To test the characteristics of the new spectrograph for Raman spectroscopy ( wavelength range available, sensitivity, vignetting, shape of spectra, spectral background...) I have chosen some plastic materials because the carbon containing molecules give vibration spectra at higher frequency than minerals and with such materials, the CH band around 3000 cm^-1 can also be examined. See results on the figures below.

Raman Polyethylene

Spectrum of the cover of a lab polyethylene flask.

Two spectra have been recorded in the low and high wavelength range.  This spectrum is a typical polyethylene spectrum as can be found in the literature.
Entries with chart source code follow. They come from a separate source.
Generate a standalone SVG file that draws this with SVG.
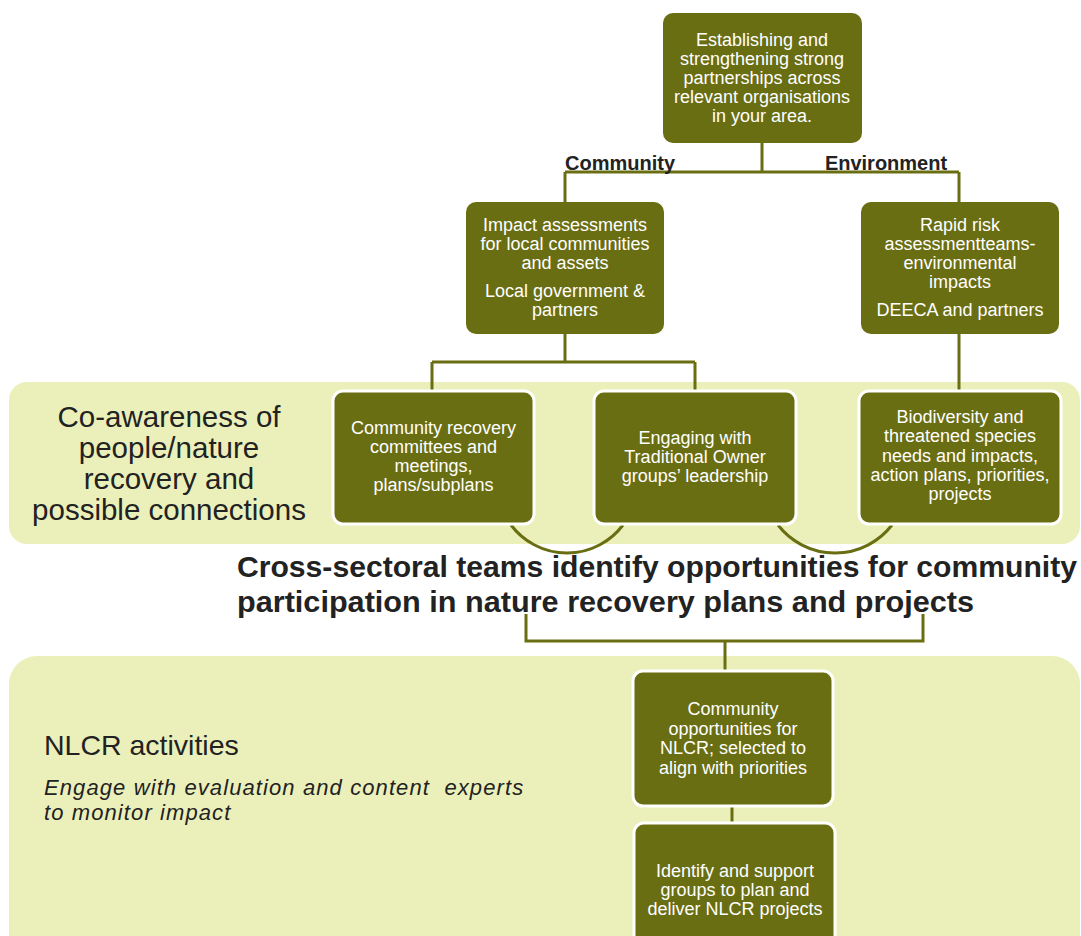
<svg xmlns="http://www.w3.org/2000/svg" width="1081" height="936" viewBox="0 0 1081 936">
<style>
.band{fill:#ebf0ba}
.box{fill:#6a6e13}
.boxw{fill:#6a6e13;stroke:#ffffff;stroke-width:3}
.bt{font-family:"Liberation Sans",Arial,sans-serif;font-size:18px;fill:#ffffff;text-anchor:middle}
.lbl{font-family:"Liberation Sans",Arial,sans-serif;font-size:20px;font-weight:bold;fill:#222222;text-anchor:middle}
.big{font-family:"Liberation Sans",Arial,sans-serif;font-size:29.5px;fill:#222222}
.head{font-family:"Liberation Sans",Arial,sans-serif;font-size:30px;font-weight:bold;fill:#222222}
.ital{font-family:"Liberation Sans",Arial,sans-serif;font-size:22px;font-style:italic;fill:#222222;letter-spacing:1.1px;white-space:pre}
.con{fill:none;stroke:#6a6e13;stroke-width:3}
</style>
<rect width="1081" height="936" fill="#ffffff"/>
<g id="band-coawareness">
<rect class="band" x="9" y="382" width="1071" height="162" rx="18"/>
<text class="big" text-anchor="middle" x="169" y="427">Co-awareness of</text>
<text class="big" text-anchor="middle" x="169" y="458">people/nature</text>
<text class="big" text-anchor="middle" x="169" y="489">recovery and</text>
<text class="big" text-anchor="middle" x="169" y="520">possible connections</text>
</g>
<g id="band-nlcr">
<rect class="band" x="9" y="656" width="1071" height="320" rx="28"/>
<text class="big" x="44" y="755" style="font-size:28.5px">NLCR activities</text>
<text class="ital" x="44" y="795" xml:space="preserve">Engage with evaluation and content  experts</text>
<text class="ital" x="44" y="820">to monitor impact</text>
</g>
<g id="connectors">
<path class="con" d="M762,143 V172 M565,172 H959 M565,172 V202 M959,172 V202"/>
<path class="con" d="M565,334 V362 M432,362 H695 M432,362 V391 M695,362 V391 M959,334 V391"/>
<path class="con" d="M511,525 A70,70 0 0 0 623,525"/>
<path class="con" d="M778,525 A72,72 0 0 0 892,525"/>
<path class="con" d="M526,614 V641 H923 V614 M725,641 V671"/>
<path class="con" d="M732,806 V823"/>
</g>
<g id="label-community"><text class="lbl" x="620" y="170">Community</text></g>
<g id="label-environment"><text class="lbl" x="886" y="170">Environment</text></g>
<g id="node-partnerships">
<rect class="box" x="663" y="13" width="199" height="130" rx="10"/>
<text class="bt" x="762" y="46">Establishing and</text>
<text class="bt" x="762" y="65">strengthening strong</text>
<text class="bt" x="762" y="84">partnerships across</text>
<text class="bt" x="762" y="103">relevant organisations</text>
<text class="bt" x="762" y="122">in your area.</text>
</g>
<g id="node-impact">
<rect class="box" x="466" y="202" width="198" height="132" rx="10"/>
<text class="bt" x="565" y="231">Impact assessments</text>
<text class="bt" x="565" y="250">for local communities</text>
<text class="bt" x="565" y="269">and assets</text>
<text class="bt" x="565" y="297">Local government &amp;</text>
<text class="bt" x="565" y="316">partners</text>
</g>
<g id="node-rapid">
<rect class="box" x="861" y="202" width="198" height="132" rx="10"/>
<text class="bt" x="960" y="231">Rapid risk</text>
<text class="bt" x="960" y="250">assessmentteams-</text>
<text class="bt" x="960" y="269">environmental</text>
<text class="bt" x="960" y="288">impacts</text>
<text class="bt" x="960" y="316">DEECA and partners</text>
</g>
<g id="node-committees">
<rect class="boxw" x="333" y="391" width="201" height="133" rx="10"/>
<text class="bt" x="433.5" y="434">Community recovery</text>
<text class="bt" x="433.5" y="453">committees and</text>
<text class="bt" x="433.5" y="472">meetings,</text>
<text class="bt" x="433.5" y="491">plans/subplans</text>
</g>
<g id="node-traditional-owner">
<rect class="boxw" x="594" y="391" width="202" height="133" rx="10"/>
<text class="bt" x="695" y="444">Engaging with</text>
<text class="bt" x="695" y="463">Traditional Owner</text>
<text class="bt" x="695" y="482">groups’ leadership</text>
</g>
<g id="node-biodiversity">
<rect class="boxw" x="859" y="391" width="202" height="133" rx="10"/>
<text class="bt" x="960" y="423">Biodiversity and</text>
<text class="bt" x="960" y="442">threatened species</text>
<text class="bt" x="960" y="461.5">needs and impacts,</text>
<text class="bt" x="960" y="481">action plans, priorities,</text>
<text class="bt" x="960" y="500">projects</text>
</g>
<g id="heading">
<text class="head" x="237" y="577" textLength="840" lengthAdjust="spacingAndGlyphs">Cross-sectoral teams identify opportunities for community</text>
<text class="head" x="237" y="612" textLength="737" lengthAdjust="spacingAndGlyphs">participation in nature recovery plans and projects</text>
</g>
<g id="node-opportunities">
<rect class="boxw" x="633" y="671" width="200" height="135" rx="10"/>
<text class="bt" x="733" y="715">Community</text>
<text class="bt" x="733" y="734.5">opportunities for</text>
<text class="bt" x="733" y="754">NLCR; selected to</text>
<text class="bt" x="733" y="773.5">align with priorities</text>
</g>
<g id="node-support-groups">
<rect class="boxw" x="634" y="823" width="201" height="140" rx="10"/>
<text class="bt" x="735" y="877">Identify and support</text>
<text class="bt" x="735" y="896">groups to plan and</text>
<text class="bt" x="735" y="915">deliver NLCR projects</text>
</g>
</svg>
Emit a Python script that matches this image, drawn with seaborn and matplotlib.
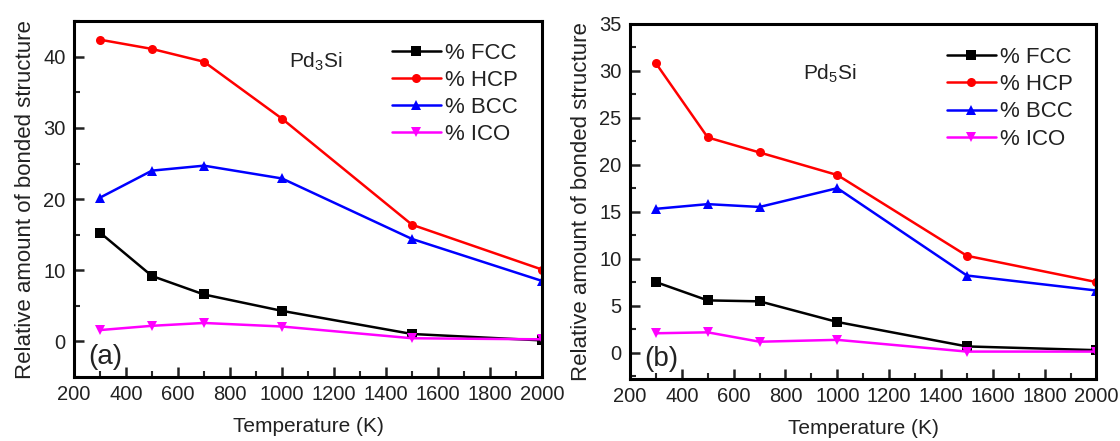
import numpy as np
import pandas as pd
import matplotlib
matplotlib.use("Agg")
import matplotlib.pyplot as plt
from matplotlib.ticker import MultipleLocator
import seaborn as sns

# ---------------- data ----------------
temperature = [300, 500, 700, 1000, 1500, 2000]
series_names = ["% FCC", "% HCP", "% BCC", "% ICO"]

pd3si_fcc = [15.3, 9.2, 6.6, 4.3, 1.05, 0.15]
pd3si_hcp = [42.4, 41.1, 39.3, 31.3, 16.4, 10.1]
pd3si_bcc = [20.2, 24.0, 24.7, 22.9, 14.4, 8.5]
pd3si_ico = [1.6, 2.2, 2.6, 2.1, 0.45, 0.3]

pd5si_fcc = [7.5, 5.55, 5.45, 3.25, 0.65, 0.25]
pd5si_hcp = [30.8, 22.9, 21.3, 18.9, 10.3, 7.5]
pd5si_bcc = [15.3, 15.8, 15.5, 17.5, 8.2, 6.6]
pd5si_ico = [2.05, 2.15, 1.15, 1.35, 0.1, 0.1]

colors = ["#000000", "#FF0000", "#0000FF", "#FF00FF"]
markers = ["s", "o", "^", "v"]

sns.set_theme(style="ticks")
plt.rcParams["font.family"] = ["Liberation Sans", "DejaVu Sans"]
plt.rcParams["mathtext.fontset"] = "custom"
plt.rcParams["mathtext.rm"] = "Liberation Sans"
plt.rcParams["mathtext.it"] = "Liberation Sans"

fig = plt.figure(figsize=(11.2, 4.41), dpi=100)
axL = fig.add_axes([0.066, 0.145, 0.418, 0.807])
axR = fig.add_axes([0.5625, 0.141, 0.4165, 0.805])


def draw(ax, values, title, tag, ylim, ymaj, ymin, title_xy, legend_anchor):
    for name, vals, c, m in zip(series_names, values, colors, markers):
        df = pd.DataFrame({"T": temperature, "v": vals})
        sns.lineplot(data=df, x="T", y="v", ax=ax, color=c, marker=m,
                     markersize=6.5, markeredgewidth=0, linewidth=1.8,
                     label=name)
    ax.set_xlim(200, 2000)
    ax.set_ylim(*ylim)
    ax.xaxis.set_major_locator(MultipleLocator(200))
    ax.xaxis.set_minor_locator(MultipleLocator(100))
    ax.yaxis.set_major_locator(MultipleLocator(ymaj))
    ax.yaxis.set_minor_locator(MultipleLocator(ymin))
    ax.tick_params(which="major", direction="in", length=7, width=1.8,
                   labelsize=14.5, colors="#222222", top=False, right=False,
                   pad=6)
    ax.tick_params(which="minor", direction="in", length=4, width=1.5,
                   top=False, right=False)
    for s in ax.spines.values():
        s.set_linewidth(2.2)
        s.set_color("black")
    ax.set_xlabel("Temperature (K)", fontsize=15, color="#222222", labelpad=9)
    ax.set_ylabel("Relative amount of bonded structure", fontsize=16,
                  color="#222222", labelpad=5)
    ax.text(title_xy[0], title_xy[1], title, transform=ax.transAxes,
            fontsize=15, color="#222222", ha="left", va="center")
    ax.text(0.03, 0.055, tag, transform=ax.transAxes, fontsize=20,
            color="#222222", ha="left", va="center")
    leg = ax.legend(loc="upper left", bbox_to_anchor=legend_anchor,
                    frameon=False, fontsize=16, handlelength=2.2,
                    handletextpad=0.2, labelspacing=0.28, borderaxespad=0)
    for t in leg.get_texts():
        t.set_color("#222222")


draw(axL, [pd3si_fcc, pd3si_hcp, pd3si_bcc, pd3si_ico], "Pd$_3$Si", "(a)",
     (-5, 45), 10, 5, (0.46, 0.885), (0.66, 0.965))
draw(axR, [pd5si_fcc, pd5si_hcp, pd5si_bcc, pd5si_ico], "Pd$_5$Si", "(b)",
     (-2.8, 35), 5, 2.5, (0.37, 0.86), (0.66, 0.96))

fig.savefig("out.png", dpi=100)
The blue curve is C-C stretching vibrations and CH bending modes. Red curve is the C-H stretching vibrational modes.

Raman Polypropylene

Polypropylene raw spectrum, Raman low range, as processed in Visual Spec program (scale in nm).

This raw spectrum shows the improvement in the baseline and the absence of vignetting compared to spectra given by the H20 monochromator used in the first design of the Raman microscope.

Processed spectrum of a polypropylene sample.

This Raman spectrum is not a pure polypropylene but made of two components: the part above 700 cm^-1 is really the polypropylene. The lower part below 700 cm^-1  is a mineral filler made of TiO₂ , a mixture of rutile and anatase. The red spectrum has been recorded with a 25µ slit to improve the resolution, it shows the details of the C-H stretching band.

Raman PMMA

Polymethyl methacrylate (PMMA - plexiglas).

This spectrum from a clear plastic disk used for the presentation of minerals samples in display cabinets is identified as PMMA. It illustrates again the better performances of the new spectrograph compared to the H-20 which was unable to record spectra from 200 to 1800 cm^-1. Here we can see the vibration of the ester C=O bond at 1730 cm^-1.

Raman Perrier Plastic Bottle

Spectrum of a green plastic Perrier bottle of mineral water.

I have'nt tried yet to identify this polymer.